Short exercise
Your task is to repeat the lines below exactly, excluding any pictures they contain.

--

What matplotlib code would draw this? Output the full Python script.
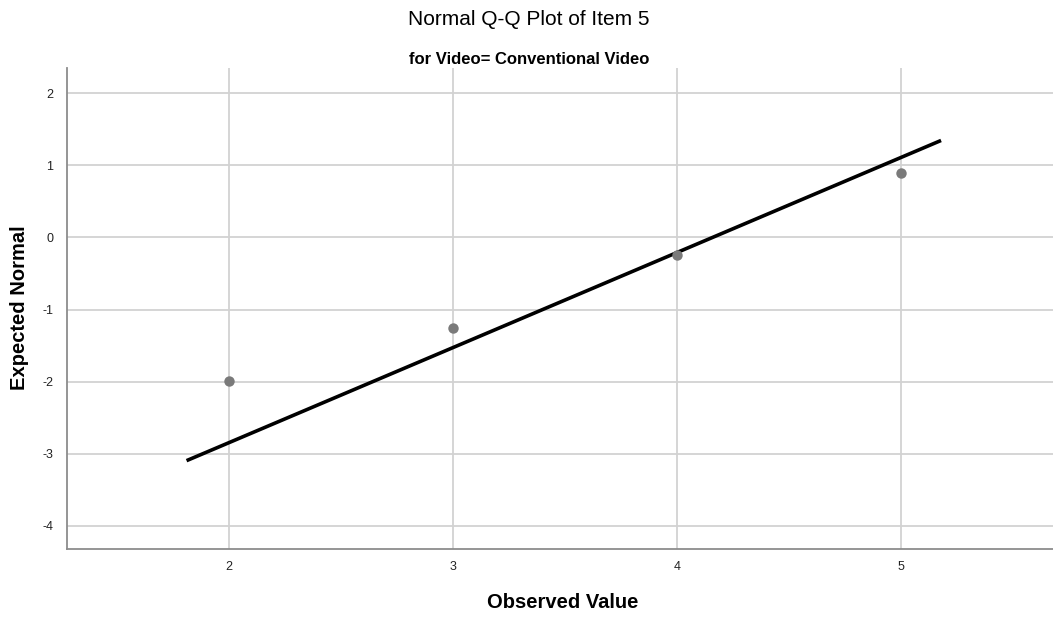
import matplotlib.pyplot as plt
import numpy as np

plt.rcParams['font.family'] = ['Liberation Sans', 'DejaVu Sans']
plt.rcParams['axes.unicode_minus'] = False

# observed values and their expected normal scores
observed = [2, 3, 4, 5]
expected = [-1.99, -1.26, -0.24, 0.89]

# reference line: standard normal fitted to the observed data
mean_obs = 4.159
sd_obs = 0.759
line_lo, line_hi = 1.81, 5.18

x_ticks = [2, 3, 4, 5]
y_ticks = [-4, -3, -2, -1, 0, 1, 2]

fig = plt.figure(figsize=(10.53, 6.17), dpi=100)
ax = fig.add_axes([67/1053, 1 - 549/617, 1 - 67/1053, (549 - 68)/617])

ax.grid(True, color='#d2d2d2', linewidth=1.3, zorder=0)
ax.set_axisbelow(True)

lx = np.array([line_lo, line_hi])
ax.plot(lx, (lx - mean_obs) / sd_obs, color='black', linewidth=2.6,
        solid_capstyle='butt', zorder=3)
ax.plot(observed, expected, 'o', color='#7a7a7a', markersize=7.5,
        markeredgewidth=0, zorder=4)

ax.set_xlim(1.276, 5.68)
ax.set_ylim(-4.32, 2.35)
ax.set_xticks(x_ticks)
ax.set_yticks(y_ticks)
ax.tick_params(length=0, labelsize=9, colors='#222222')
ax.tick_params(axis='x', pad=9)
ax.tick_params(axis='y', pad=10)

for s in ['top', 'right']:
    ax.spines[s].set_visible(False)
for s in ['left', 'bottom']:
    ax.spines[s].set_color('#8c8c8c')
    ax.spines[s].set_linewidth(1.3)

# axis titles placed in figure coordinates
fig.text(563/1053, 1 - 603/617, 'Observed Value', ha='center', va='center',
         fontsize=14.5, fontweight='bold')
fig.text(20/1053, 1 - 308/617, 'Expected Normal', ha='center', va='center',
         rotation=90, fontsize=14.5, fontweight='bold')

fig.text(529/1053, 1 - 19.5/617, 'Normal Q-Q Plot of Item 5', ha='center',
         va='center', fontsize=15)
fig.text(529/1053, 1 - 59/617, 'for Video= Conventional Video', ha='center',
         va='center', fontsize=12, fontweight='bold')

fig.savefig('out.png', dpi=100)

--

Response to the task
What matplotlib code would draw this? Output the full Python script.
import matplotlib.pyplot as plt
import numpy as np

plt.rcParams['font.family'] = ['Liberation Sans', 'DejaVu Sans']
plt.rcParams['axes.unicode_minus'] = False

# observed values and their expected normal scores
observed = [2, 3, 4, 5]
expected = [-1.99, -1.26, -0.24, 0.89]

# reference line: standard normal fitted to the observed data
mean_obs = 4.159
sd_obs = 0.759
line_lo, line_hi = 1.81, 5.18

x_ticks = [2, 3, 4, 5]
y_ticks = [-4, -3, -2, -1, 0, 1, 2]

fig = plt.figure(figsize=(10.53, 6.17), dpi=100)
ax = fig.add_axes([67/1053, 1 - 549/617, 1 - 67/1053, (549 - 68)/617])

ax.grid(True, color='#d2d2d2', linewidth=1.3, zorder=0)
ax.set_axisbelow(True)

lx = np.array([line_lo, line_hi])
ax.plot(lx, (lx - mean_obs) / sd_obs, color='black', linewidth=2.6,
        solid_capstyle='butt', zorder=3)
ax.plot(observed, expected, 'o', color='#7a7a7a', markersize=7.5,
        markeredgewidth=0, zorder=4)

ax.set_xlim(1.276, 5.68)
ax.set_ylim(-4.32, 2.35)
ax.set_xticks(x_ticks)
ax.set_yticks(y_ticks)
ax.tick_params(length=0, labelsize=9, colors='#222222')
ax.tick_params(axis='x', pad=9)
ax.tick_params(axis='y', pad=10)

for s in ['top', 'right']:
    ax.spines[s].set_visible(False)
for s in ['left', 'bottom']:
    ax.spines[s].set_color('#8c8c8c')
    ax.spines[s].set_linewidth(1.3)

# axis titles placed in figure coordinates
fig.text(563/1053, 1 - 603/617, 'Observed Value', ha='center', va='center',
         fontsize=14.5, fontweight='bold')
fig.text(20/1053, 1 - 308/617, 'Expected Normal', ha='center', va='center',
         rotation=90, fontsize=14.5, fontweight='bold')

fig.text(529/1053, 1 - 19.5/617, 'Normal Q-Q Plot of Item 5', ha='center',
         va='center', fontsize=15)
fig.text(529/1053, 1 - 59/617, 'for Video= Conventional Video', ha='center',
         va='center', fontsize=12, fontweight='bold')

fig.savefig('out.png', dpi=100)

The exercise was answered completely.